GENDER REPRESENTATIONS OF TENNIS PLAYERS IN THE NEW MEDIA:
A CORPUS-ASSISTED CRITICAL DISCOURSE ANALYTIC STUDY
Digitalization has transformed the way news is produced, distributed and received. Traditional textual boundaries are transcended, with novel ways of meaning-making being mobilized to enrich the storytelling and news consumption experience online. As the mediascape evolves, the theorizing of multimodality has taken a new course to account for the distinct possibilities and constraints of each mode, and the constitution of meanings in multimodal wholes (Jewitt, Bezemer, & O'Halloran, 2016). In this talk I will illustrate the importance of a multimodal perspective in understanding the meaning-making process in the new media by drawing examples from a sports context. My
research investigates how female and male professional tennis players are represented on sports news websites and social media. The dataset, which consists of texts and images, was assembled during the 2018 Wimbledon Championships from six sports news websites and three social networking platforms including Facebook, Twitter and Instagram. The entire corpus consists of approximately 2.5 million tokens and 3,000 photographs. Data were analyzed using a corpusassisted critical discourse analytic approach, integrating corpus tools into Fairclough (1995)’s sociocultural approach to critical discourse analysis. Kress & van Leeuwen (2006)’s visual grammar and van Leeuwen (2008)’s social actor network were also drawn on. The discussion will focus on how the gender-bland sexism discourse manifests itself in three interconnected ways: gendered collocates (e.g. a greater variety of lavish vocabulary used for male than female tennis players), gendered visual representation (e.g. contrasting gaze, camera angle and facial expressions) and gendered representation of social actors (e.g. activation for men and passivation for women in face of difficulty). The distinct meanings produced by each mode and how they are combined to form a multimodal whole underpinning the gendered discourse are discussed. The complexity of addressing multimodality in the new media is also considered.

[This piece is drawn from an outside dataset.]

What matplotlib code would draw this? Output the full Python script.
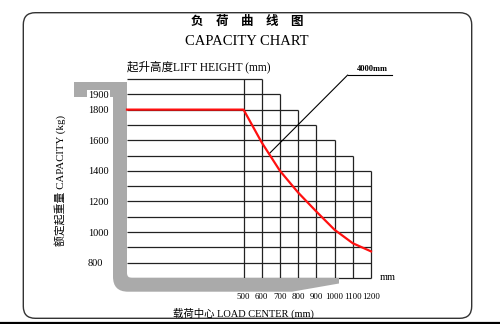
import matplotlib
matplotlib.use('Agg')
import matplotlib.pyplot as plt
import numpy as np
from matplotlib.path import Path
from matplotlib.patches import PathPatch, FancyBboxPatch
from matplotlib.lines import Line2D
from matplotlib.transforms import Affine2D

# Chart data
load_center = [500, 600, 700, 800, 900, 1000, 1100, 1200]          # mm
capacity = [1800, 1585, 1400, 1258, 1134, 1015, 927, 874]          # kg at each load center
rated_load = 1800
grid_levels = [2000, 1900, 1800, 1700, 1600, 1500, 1400,
               1300, 1200, 1100, 1000, 900, 800, 700]
level_ends = [600, 700, 800, 900, 1000, 1100, 1200,
              1200, 1200, 1200, 1200, 1200, 1200, 1200]
column_tops = [2000, 2000, 1900, 1800, 1700, 1600, 1500, 1400]
ytick_values = [1900, 1800, 1600, 1400, 1200, 1000, 800]
lift_label = '4000mm'

W, H = 500, 324
fig = plt.figure(figsize=(W / 100, H / 100), dpi=100)
# pixel coordinates, origin top-left
PX = Affine2D().scale(1 / W, -1 / H).translate(0, 1) + fig.transFigure

serif = ['Liberation Serif', 'Noto Sans CJK SC']
mast = -140

# grid area
ax = fig.add_axes([127 / W, 1 - 278 / H, (371 - 127) / W, (278 - 79) / H])
ax.set_xlim(mast, 1200)
ax.set_ylim(700, 2000)
for s in ax.spines.values():
    s.set_visible(False)
ax.patch.set_visible(False)

ax.hlines(grid_levels, mast, level_ends, color='#222222', lw=0.9, clip_on=False)
ax.vlines(load_center, 700, column_tops, color='#222222', lw=0.9, clip_on=False)

ax.plot([mast] + load_center, [rated_load] + capacity, color='#ff1010',
        lw=1.6, clip_on=False, zorder=4, solid_joinstyle='round')

# gray mast / fork shape (inside the axes so tick labels can sit on top)
verts = [(74, 82), (127, 82), (127, 273), (127, 278), (132, 278),
         (339, 278), (339, 283.5), (292, 291.7), (128, 291.7),
         (113, 291.7), (113, 276.7), (113, 97), (74, 97), (74, 82)]
codes = [Path.MOVETO, Path.LINETO, Path.LINETO, Path.CURVE3, Path.CURVE3,
         Path.LINETO, Path.LINETO, Path.LINETO, Path.LINETO,
         Path.CURVE3, Path.CURVE3, Path.LINETO, Path.LINETO, Path.CLOSEPOLY]
ax.add_artist(PathPatch(Path(verts, codes), facecolor='#aaaaaa',
                        edgecolor='none', transform=PX, zorder=3, clip_on=False))

ax.set_xticks(load_center)
ax.set_xticklabels([str(v) for v in load_center], fontsize=6.4, family=serif)
ax.set_yticks(ytick_values)
ax.set_yticklabels([str(v) for v in ytick_values], fontsize=7.5, family=serif)
ax.tick_params(axis='both', length=0)
ax.tick_params(axis='x', pad=11)
ax.tick_params(axis='y', pad=28)
ax.yaxis.set_zorder(5)
for t in ax.get_yticklabels():
    t.set_horizontalalignment('left')
    t.set_bbox(dict(facecolor='white', edgecolor='none', pad=0.6))

# rounded frame
fig.add_artist(FancyBboxPatch((23.3, 12.7), 448.4, 305.6,
                              boxstyle='round,pad=0,rounding_size=12',
                              facecolor='none', edgecolor='#333333', lw=1.0,
                              transform=PX, zorder=2))
fig.add_artist(Line2D([0, W], [322.5, 322.5], color='black', lw=1.6, transform=PX))

# lift height leader
x_lead = 640
ax.annotate('', xy=(x_lead, np.interp(x_lead, load_center, capacity)), xycoords='data',
            xytext=(347.7, 75), textcoords=PX,
            arrowprops=dict(arrowstyle='-', lw=0.8, color='black', shrinkA=0, shrinkB=0))
fig.add_artist(Line2D([347.7, 392.3], [75, 75], color='black', lw=0.8, transform=PX))
fig.text(372, 69, lift_label, transform=PX, fontsize=6, fontweight='bold',
         family=serif, ha='center', va='center')

# titles and labels
fig.text(247.5, 21.7, '负\u3000荷\u3000曲\u3000线\u3000图', transform=PX, fontsize=9,
         fontweight='bold', family=['Noto Sans CJK SC'], ha='center', va='center')
fig.text(247, 41.7, 'CAPACITY CHART', transform=PX, fontsize=10.5, family=serif,
         ha='center', va='center')
fig.text(127, 66.7, '起升高度LIFT HEIGHT (mm)', transform=PX, fontsize=8.3,
         family=serif, ha='left', va='center')
fig.text(60, 180, '额定起重量 CAPACITY (kg)', transform=PX, fontsize=7.8,
         family=serif, ha='center', va='center', rotation=90)
fig.text(243, 313, '载荷中心 LOAD CENTER (mm)', transform=PX, fontsize=7.5,
         family=serif, ha='center', va='center')
fig.text(388, 277, 'mm', transform=PX, fontsize=7.5, family=serif,
         ha='center', va='center')

fig.savefig('out.png', dpi=100)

Fairclough, N. (1995): Media Discourse. London: Edward Arnold.
Jewitt, C. & Bezemer, J. & O'Halloran, K. (2016): Introducing Multimodality. London: Routledge.
Kress, G. & van Leeuwen, T. (2006): Reading Images: The Grammar of Visual Design. Second Edition. London: Routledge.
van Leeuwen, Theo (2008): Discourse and Practice. New Tools for Critical Discourse Analysis. New York: Oxford University Press.